What are the Benefits to Having a Trademark Registered with the USPTO?

There are several benefits to having a trademark registered with the United States Patent and Trademark Office (USPTO). Some of the most significant include:

  • Public notice of your ownership in the trademark.
  • Legal presumption of ownership: A trademark registration creates a legal presumption that the registrant is the owner of the mark and has the exclusive right to use it in connection with the goods and services listed in the registration.
  • Right to bring a legal action in federal court: A trademark registrant can bring a legal action in federal court to enforce their trademark, seek damages, and obtain injunctions against infringement.
  • Statutory damages and attorney’s fee: In a trademark infringement suit, if the mark is registered, the registrant may be entitled to statutory damages and attorney’s fees.
  • Right to stop importation of infringing goods: A trademark registrant can record their registration with the U.S. Customs and Border Protection (CBP) to prevent the importation of infringing foreign goods.
  • Right to use the registered trademark symbol (®): A trademark registrant can use the registered trademark symbol (®) to indicate that the mark is registered with the USPTO.
  • Right to list the registration in the USPTO’s online databases, which can serve as constructive notice to others of the trademark registration.
  • Right to use the registration as a basis to obtain registration in other countries: A USPTO registration can be used as a basis to obtain registration in other countries through the Madrid Protocol.
  • Right to use the registration as a valuable business asset: A registrant can license or sell their registration to others, providing a valuable source of revenue for the business.
  • Right to register the trademark with a specific state to pursue state trademark infringement and dilution claims.
  • Right to file oppositions and cancellation proceedings: A registrant has the right to file oppositions against applications for marks that may cause a likelihood of confusion with their registered mark, and cancellation proceedings against registered marks that they believe infringe on their rights.
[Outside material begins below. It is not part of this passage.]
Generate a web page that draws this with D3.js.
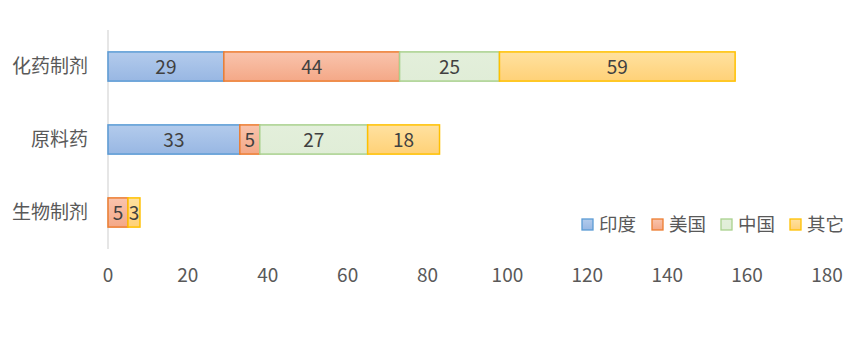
<!DOCTYPE html>
<html><head><meta charset="utf-8">
<script src="https://cdn.jsdelivr.net/npm/d3@7"></script>
<style>body{margin:0;background:#fff;} svg{display:block;font-family:"Noto Sans CJK SC","Noto Sans",sans-serif;}</style>
</head><body>
<svg id="c" width="866" height="357"></svg>
<script>
const categories = ["化药制剂", "原料药", "生物制剂"];
const seriesNames = ["印度", "美国", "中国", "其它"];
const india = [29, 33, 0];
const usa = [44, 5, 5];
const china = [25, 27, 0];
const other = [59, 18, 3];
const xTicks = [0, 20, 40, 60, 80, 100, 120, 140, 160, 180];

const styles = [
  {top:"#b3cbec", bot:"#98b7e3", stroke:"#5b9bd5"},
  {top:"#f9c4ad", bot:"#f4a887", stroke:"#ed7d31"},
  {top:"#e3efdb", bot:"#e0edd7", stroke:"#a9d18e"},
  {top:"#ffe1a0", bot:"#ffd177", stroke:"#ffc000"}
];

const svg = d3.select("#c");
const defs = svg.append("defs");
styles.forEach((s,i)=>{
  const g = defs.append("linearGradient").attr("id","g"+i).attr("x1",0).attr("y1",0).attr("x2",0).attr("y2",1);
  g.append("stop").attr("offset","0%").attr("stop-color",s.top);
  g.append("stop").attr("offset","100%").attr("stop-color",s.bot);
});

const x = d3.scaleLinear().domain([0,180]).range([108,827]);
const y = d3.scaleBand().domain(categories).range([30,249]).paddingInner(0.6).paddingOuter(0.3);

const rows = categories.map((c,i)=>({cat:c, 印度:india[i], 美国:usa[i], 中国:china[i], 其它:other[i]}));
const stack = d3.stack().keys(seriesNames)(rows);

svg.append("line").attr("x1",108).attr("x2",108).attr("y1",30).attr("y2",249)
  .attr("stroke","#d9d9d9").attr("stroke-width",1.3);

stack.forEach((layer,si)=>{
  const g = svg.append("g");
  layer.forEach((d,ci)=>{
    const v = d[1]-d[0];
    if (v<=0) return;
    const x0 = x(d[0]), x1 = x(d[1]);
    g.append("rect").attr("x",x0).attr("y",y(categories[ci]))
      .attr("width",x1-x0).attr("height",y.bandwidth())
      .attr("fill","url(#g"+si+")").attr("stroke",styles[si].stroke).attr("stroke-width",1.5);
    g.append("text").attr("x",(x0+x1)/2).attr("y",y(categories[ci])+y.bandwidth()/2-1)
      .attr("text-anchor","middle").attr("dominant-baseline","central")
      .attr("font-size",19).attr("fill","#404040").text(v);
  });
});

svg.append("g").selectAll("text").data(categories).join("text")
  .attr("x",88).attr("y",d=>y(d)+y.bandwidth()/2-2)
  .attr("text-anchor","end").attr("dominant-baseline","central")
  .attr("font-size",19).attr("fill","#595959").text(d=>d);

svg.append("g").selectAll("text").data(xTicks).join("text")
  .attr("x",d=>x(d)).attr("y",273).attr("text-anchor","middle").attr("dominant-baseline","central")
  .attr("font-size",19).attr("fill","#595959").text(d=>d);

const legX = [582, 652, 721, 790];
const lg = svg.append("g");
seriesNames.forEach((n,i)=>{
  lg.append("rect").attr("x",legX[i]).attr("y",219).attr("width",11).attr("height",11)
    .attr("fill","url(#g"+i+")").attr("stroke",styles[i].stroke).attr("stroke-width",1.3);
  lg.append("text").attr("x",legX[i]+17).attr("y",223).attr("dominant-baseline","central")
    .attr("font-size",18.5).attr("fill","#595959").text(n);
});
</script>
</body></html>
Overall, registering a trademark with the USPTO can provide a significant advantage for businesses that want to protect and enforce their brand.

What Do I Need To Do To Register A Trademark With The USPTO?
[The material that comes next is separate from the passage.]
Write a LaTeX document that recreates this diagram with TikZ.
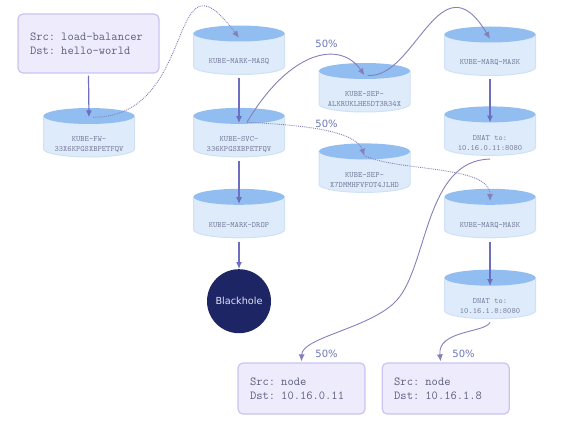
\documentclass[tikz,border=0pt]{standalone}
\usepackage{fontspec}
\usepackage{tikz}
\usetikzlibrary{positioning}
\usetikzlibrary {arrows.meta}
\newfontfamily\pctsans{DejaVu Sans}
\definecolor{boxfill}{HTML}{EEEBFD}
\definecolor{boxline}{HTML}{C9C4F1}
\definecolor{boxtext}{HTML}{5F5F7E}
\definecolor{cylbody}{HTML}{DDEBFB}
\definecolor{cyltop}{HTML}{92BDF1}
\definecolor{cylline}{HTML}{D0E1F6}
\definecolor{cyltextcol}{HTML}{7A7F9E}
\definecolor{holefill}{HTML}{1E2565}
\definecolor{holetext}{HTML}{E2E3F7}
\definecolor{pctcol}{HTML}{6B75B5}
\definecolor{flowcol}{HTML}{6D6EC0}
\definecolor{hopcol}{HTML}{8480B8}
\tikzset{srcbox/.style={rectangle,rounded corners=5pt,draw=boxline,fill=boxfill,
line width=1.2pt,inner xsep=12pt,minimum height=59pt,text width=117pt,align=left,
text=boxtext,font=\ttfamily\fontsize{12.2}{14}\selectfont}}
\tikzset{dstbox/.style={srcbox,minimum height=51pt,text width=103pt}}
\tikzset{cylbox/.style={rectangle,draw=none,inner sep=0pt,
minimum height=50pt,minimum width=92pt,
path picture={
  \path[fill=cylbody,draw=cylline,line width=1pt]
    ([xshift=0.5pt,yshift=-8.5pt]path picture bounding box.north west)
    -- ([xshift=0.5pt,yshift=8.5pt]path picture bounding box.south west)
    arc[start angle=180,end angle=360,x radius=45.5pt,y radius=8pt]
    -- ([xshift=-0.5pt,yshift=-8.5pt]path picture bounding box.north east) -- cycle;
  \path[fill=cyltop] ([yshift=-8.5pt]path picture bounding box.north)
    ellipse[x radius=45.5pt,y radius=8pt];
}}}
\tikzset{cyltext/.style={yshift=-12pt,align=center,text=cyltextcol,
font=\ttfamily\fontsize{8.1}{10}\selectfont}}
\tikzset{hole/.style={circle,fill=holefill,minimum size=64pt,inner sep=0pt,
text=holetext,font=\pctsans\fontsize{9.7}{11}\selectfont}}
\tikzset{pct/.style={text=pctcol,font=\pctsans\fontsize{10}{12}\selectfont}}
\tikzset{flow/.style={draw=flowcol,line width=1.2pt,-{Latex[length=7pt,width=6pt]}}}
\tikzset{hop/.style={draw=hopcol,line width=0.9pt,-{Latex[length=7pt,width=6pt]}}}

\begin{document}
\begin{tikzpicture}[x=1pt,y=1pt]
    \useasboundingbox (0,0) rectangle (561,-433);

    \node[srcbox] (boxSrc) at (88.5,-43.5) {Src: load-balancer\\Dst: hello-world};
    \node[cylbox,label={[cyltext]center:{KUBE-FW-\\33X6KPGSXBPETFQV}}] (cylFW) at (89,-132.5) {};

    \node[cylbox,label={[cyltext]center:{KUBE-MARK-MASQ}}] (cylMasq) at (239,-50) {};
    \node[cylbox,label={[cyltext]center:{KUBE-SVC-\\336KPGSXBPETFQV}}] (cylSvc) [below=32pt of cylMasq] {};
    \node[cylbox,label={[cyltext]center:{KUBE-MARK-DROP}}] (cylDrop) [below=30.5pt of cylSvc] {};
    \node[hole] (holeDrop) [below=30.5pt of cylDrop] {Blackhole};

    \node[cylbox,label={[cyltext]center:{KUBE-SEP-\\ALKRUKLHE5DT3R34X}}] (cylSepA) at (364.5,-87.5) {};
    \node[cylbox,label={[cyltext]center:{KUBE-SEP-\\X7DMMHFVFOT4JLHD}}] (cylSepX) [below=30pt of cylSepA] {};

    \node[cylbox,label={[cyltext]center:{KUBE-MARQ-MASK}}] (cylMask) at (490,-51) {};
    \node[cylbox,label={[cyltext]center:{DNAT to:\\10.16.0.11:8080}}] (cylDnatA) [below=29.5pt of cylMask] {};
    \node[cylbox,label={[cyltext]center:{KUBE-MARQ-MASK}}] (cylMaskB) [below=32pt of cylDnatA] {};
    \node[cylbox,label={[cyltext]center:{DNAT to:\\10.16.1.8:8080}}] (cylDnatB) [below=30.5pt of cylMaskB] {};

    \node[dstbox] (boxDstA) at (301.5,-388.5) {Src: node\\Dst: 10.16.0.11};
    \node[dstbox] (boxDstB) [right=16pt of boxDstA] {Src: node\\Dst: 10.16.1.8};

    \node[pct] (pctSepA) at (326.5,-44) {50\%};
    \node[pct] (pctSepX) at (326.5,-123.5) {50\%};
    \node[pct] (pctDstA) at (326.5,-354) {50\%};
    \node[pct] (pctDstB) at (463.5,-354) {50\%};

    % straight hops
    \draw[flow] ([yshift=-2pt]boxSrc.south) -- ([yshift=-10pt]cylFW.north);
    \draw[flow] ([yshift=-3pt]cylMasq.south) -- ([yshift=-16pt]cylSvc.north);
    \draw[flow] ([yshift=-3pt]cylSvc.south) -- ([yshift=-16pt]cylDrop.north);
    \draw[flow] ([yshift=-3pt]cylDrop.south) -- (holeDrop.north);
    \draw[flow] ([yshift=-3pt]cylMask.south) -- ([yshift=-17pt]cylDnatA.north);
    \draw[flow] ([yshift=-3pt]cylMaskB.south) -- ([yshift=-17pt]cylDnatB.north);

    % jumps between chains
    \draw[hop,densely dotted] ([xshift=4pt,yshift=-10pt]cylFW.north)
        .. controls (200,-117) and (166,60) .. ([yshift=-13pt]cylMasq.north);
    \draw[hop] ([xshift=8pt,yshift=-15pt]cylSvc.north)
        .. controls (290,-50) and (340,-40) .. ([yshift=-13pt]cylSepA.north);
    \draw[hop,densely dotted] ([xshift=8pt,yshift=-15pt]cylSvc.north)
        .. controls (300,-125) and (355,-130) .. ([yshift=-13pt]cylSepX.north);
    \draw[hop] ([xshift=3pt,yshift=-13pt]cylSepA.north)
        .. controls (415,-80) and (440,45) .. ([yshift=-13pt]cylMask.north);
    \draw[hop,densely dotted] ([yshift=-13pt]cylSepX.north)
        .. controls (400,-172) and (490,-165) .. ([yshift=-13pt]cylMaskB.north);
    \draw[hop] ([yshift=-3pt]cylDnatA.south)
        .. controls (425,-160) and (428,-265) .. (397,-300)
        .. controls (372,-328) and (302,-337) .. ([yshift=1pt]boxDstA.north);
    \draw[hop] ([yshift=-3pt]cylDnatB.south)
        .. controls (485,-333) and (437,-330) .. ([xshift=-5pt,yshift=1pt]boxDstB.north);

\end{tikzpicture}
\end{document}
To register a trademark with the USPTO, the following information and documents are typically required:

  • A representation of the trademark: This can be a drawing, design, or photograph of the mark, or a typed or printed reproduction of the mark if it is a word or phrase.
  • A list of the goods or services for which the trademark will be used: This should be a detailed and specific description of the goods or services for which the trademark will be used.
  • The name and address of the person or business seeking registration: The name and address of the person or business seeking registration must be included in the application.
  • A USPTO filing fee: A filing fee is required to file a trademark application with the USPTO. The fee varies depending on the type of application and the number of classes of goods or services for which the mark will be used.
  • A specimen of use: A specimen of use is a sample of how the trademark is actually being used in commerce, such as an image of the mark as it appears on packaging or a website.
  • A statement of use : A statement of use is a legal declaration that the mark is in use in commerce and that the specimen of use is a true representation of how the mark is actually being used.
  • A signed declaration of the applicant: A signed declaration of the applicant is required, which states that the applicant believes they are entitled to use the trademark in commerce, that the trademark is in use in commerce, and that the trademark is not similar to any existing marks that would cause confusion.

Note, a specimen of use and statement of use (along with dates of first trademark use) is only required with Actual Use (AU) applications.  Intent to Use (ITU) application do not require a specimen of use and statement of use (and allegation of use) until the mark is first used in commerce.

Once the trademark application is filed, the USPTO will review it and determine whether the trademark is eligible for registration. If the trademark is approved, the registrant will be issued a certificate of registration.  The average processing time to register a trademark with the USPTO is generally around 10-14 months.

It’s important to note that obtaining a trademark registration requires a legal process and it is recommended to seek guidance from a trademark attorney to ensure that the application meets all the legal requirements and has the best chances of success.